Sanderson has been very vocal about the state of audiobook royalties on his official blog, which he outlines here. For authors who have audiobooks on the Audible platform, there isn’t much clarity in how royalties are paid. It’s unclear what a sale means, how much of an Audible credit is given to authors when it is used to purchase their work, or just how audio royalties were being calculated in general.

“I felt that the industry was taking advantage of authors because of their lack of powerful corporate interests to advocate for them,” Sanderson wrote in his recent blog post. “While video game creators and musicians get 70-80% of a sale of their products on a digital platform—Audible was paying as low as 25%, with the high end being 40%.”
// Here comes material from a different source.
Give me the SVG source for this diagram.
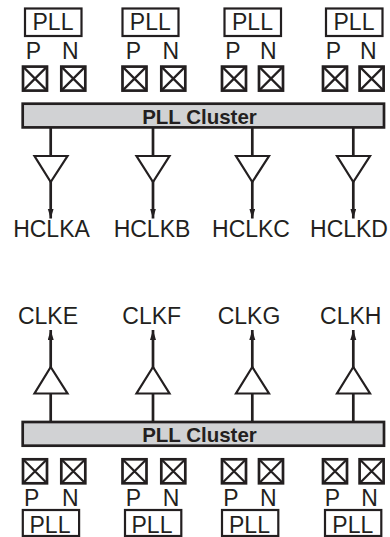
<svg xmlns="http://www.w3.org/2000/svg" width="390" height="537" viewBox="0 0 390 537">
<style>
text{font-family:"Liberation Sans",Arial,sans-serif;fill:#231f20}
.l{font-size:23px;text-anchor:middle}
.b{font-size:20.5px;font-weight:bold;text-anchor:middle}
.box,.tri,.w{stroke:#231f20;stroke-width:2.2px}
.pad,.bar,.c{stroke:#231f20;stroke-width:2.7px}
.box,.pad,.tri{fill:#fff}
.bar{fill:#d1d2d4}
.w,.c{fill:none}
</style>
<defs>
<marker id="a" markerUnits="userSpaceOnUse" markerWidth="10" markerHeight="8" refX="9.9" refY="3" orient="auto"><path d="M0,0L10,3L0,6z" fill="#231f20"/></marker>
<g id="pad"><rect class="pad" width="24" height="24"/><path class="w" d="M0,0L24,24M24,0L0,24"/></g>
</defs>
<g id="connectors">
<path class="c" marker-end="url(#a)" d="M50.7,127V218.5"/>
<path class="c" marker-end="url(#a)" d="M153,127V218.5"/>
<path class="c" marker-end="url(#a)" d="M252.3,127V218.5"/>
<path class="c" marker-end="url(#a)" d="M353.3,127V218.5"/>
<path class="c" marker-end="url(#a)" d="M50.7,422V330"/>
<path class="c" marker-end="url(#a)" d="M153,422V330"/>
<path class="c" marker-end="url(#a)" d="M252.3,422V330"/>
<path class="c" marker-end="url(#a)" d="M353.3,422V330"/>
</g>
<g id="cluster-top"><rect class="bar" x="22.7" y="103.7" width="361.300" height="23.700"/><text class="b" x="199.500" y="123.500">PLL Cluster</text></g>
<g id="cluster-bottom"><rect class="bar" x="22.7" y="422" width="361.300" height="23.700"/><text class="b" x="199.500" y="441.500">PLL Cluster</text></g>
<g id="buf-a"><path class="tri" d="M34.5,156H67.500L50.7,182z"/><text class="l" x="51.500" y="237">HCLKA</text></g>
<g id="buf-b"><path class="tri" d="M136.5,156H169.500L153,182z"/><text class="l" x="152" y="237">HCLKB</text></g>
<g id="buf-c"><path class="tri" d="M236,156H269L252.3,182z"/><text class="l" x="251" y="237">HCLKC</text></g>
<g id="buf-d"><path class="tri" d="M337,156H370L353.3,182z"/><text class="l" x="349" y="237">HCLKD</text></g>
<g id="buf-e"><path class="tri" d="M34.5,393.5H67.500L50.7,367z"/><text class="l" x="48" y="323.500">CLKE</text></g>
<g id="buf-f"><path class="tri" d="M136.5,393.5H169.500L153,367z"/><text class="l" x="151.700" y="323.500">CLKF</text></g>
<g id="buf-g"><path class="tri" d="M236,393.5H269L252.3,367z"/><text class="l" x="249" y="323.500">CLKG</text></g>
<g id="buf-h"><path class="tri" d="M337,393.5H370L353.3,367z"/><text class="l" x="350.800" y="323.500">CLKH</text></g>
<g id="pll-t1"><rect class="box" x="25" y="8.500" width="56.500" height="27.500"/><text class="l" x="53" y="29.500">PLL</text></g>
<g id="pll-t2"><rect class="box" x="122.500" y="8.500" width="56" height="27.500"/><text class="l" x="150.300" y="29.500">PLL</text></g>
<g id="pll-t3"><rect class="box" x="224.500" y="8.500" width="56.500" height="27.500"/><text class="l" x="252.500" y="29.500">PLL</text></g>
<g id="pll-t4"><rect class="box" x="326" y="8.500" width="56.500" height="27.500"/><text class="l" x="354" y="29.500">PLL</text></g>
<g id="pads-t1"><use href="#pad" x="23" y="66.600"/><use href="#pad" x="61.300" y="66.600"/><text class="l" x="33.300" y="59">P</text><text class="l" x="70.300" y="59">N</text></g>
<g id="pads-t2"><use href="#pad" x="122.500" y="66.600"/><use href="#pad" x="161.300" y="66.600"/><text class="l" x="133.300" y="59">P</text><text class="l" x="170.800" y="59">N</text></g>
<g id="pads-t3"><use href="#pad" x="222" y="66.600"/><use href="#pad" x="259" y="66.600"/><text class="l" x="233" y="59">P</text><text class="l" x="268.300" y="59">N</text></g>
<g id="pads-t4"><use href="#pad" x="323" y="66.600"/><use href="#pad" x="359.600" y="66.600"/><text class="l" x="333.300" y="59">P</text><text class="l" x="368.300" y="59">N</text></g>
<g id="pads-b1"><use href="#pad" x="23" y="459.300"/><use href="#pad" x="61.300" y="459.300"/><text class="l" x="31.700" y="505.500">P</text><text class="l" x="70.300" y="505.500">N</text></g>
<g id="pads-b2"><use href="#pad" x="122.500" y="459.300"/><use href="#pad" x="161.300" y="459.300"/><text class="l" x="133.300" y="505.500">P</text><text class="l" x="171" y="505.500">N</text></g>
<g id="pads-b3"><use href="#pad" x="222" y="459.300"/><use href="#pad" x="259" y="459.300"/><text class="l" x="231" y="505.500">P</text><text class="l" x="268.300" y="505.500">N</text></g>
<g id="pads-b4"><use href="#pad" x="323" y="459.300"/><use href="#pad" x="359.600" y="459.300"/><text class="l" x="332.300" y="505.500">P</text><text class="l" x="369.500" y="505.500">N</text></g>
<g id="pll-b1"><rect class="box" x="22.800" y="510" width="56.300" height="26"/><text class="l" x="50" y="532.700">PLL</text></g>
<g id="pll-b2"><rect class="box" x="125" y="510" width="56.300" height="26"/><text class="l" x="152" y="532.700">PLL</text></g>
<g id="pll-b3"><rect class="box" x="222" y="510" width="56.300" height="26"/><text class="l" x="249.500" y="532.700">PLL</text></g>
<g id="pll-b4"><rect class="box" x="325" y="510" width="56.300" height="26"/><text class="l" x="352.800" y="532.700">PLL</text></g>
</svg>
Sanderson says he felt he could have gotten a better deal for himself just negotiating for his works, but he decided to do something that would impact the whole industry. He withheld his most recent writing projects from Audible, instead highlighting some of Audible’s smaller competitors.

“I hoped this wake-up call would prompt change,” Sanderson continues. “I didn’t refuse to put my books on Audible out of retribution or to declare war; I did it because I wanted to shine as powerful a light as I knew how on a system that favored the audio distributors over the authors.”

The gambit worked as Sanderson says three key officers in Audible’s corporate structure flew to his offices to present a new royalty structure that will be offered to independent writers and smaller publishers.

“This new structure doesn’t give everything I’ve wanted, and there is still work to do, but it is encouraging,” Sanderson writes. “They showed me the new minimum royalty rates for authors—and they are, as per my suggestions, improved over the previous ones. The structure moves to a system like I have requested, which pays more predictably on each credit spent—and that is more transparent for authors.”

Part of the new changes will see Audible pay royalties monthly instead of quarterly, with a spreadsheet breakdown that shows how the money is split with authors. One of the key changes is giving authors a way to track how Audible is dividing money between books purchased with a credit and those listened to via their Audible Plus program.

The move mirrors a similar one Taylor Swift made in 2018 when she asked Universal Music Group to share proceeds from the eventual sale of its $1B+ stake in Spotify with musicians signed to the label.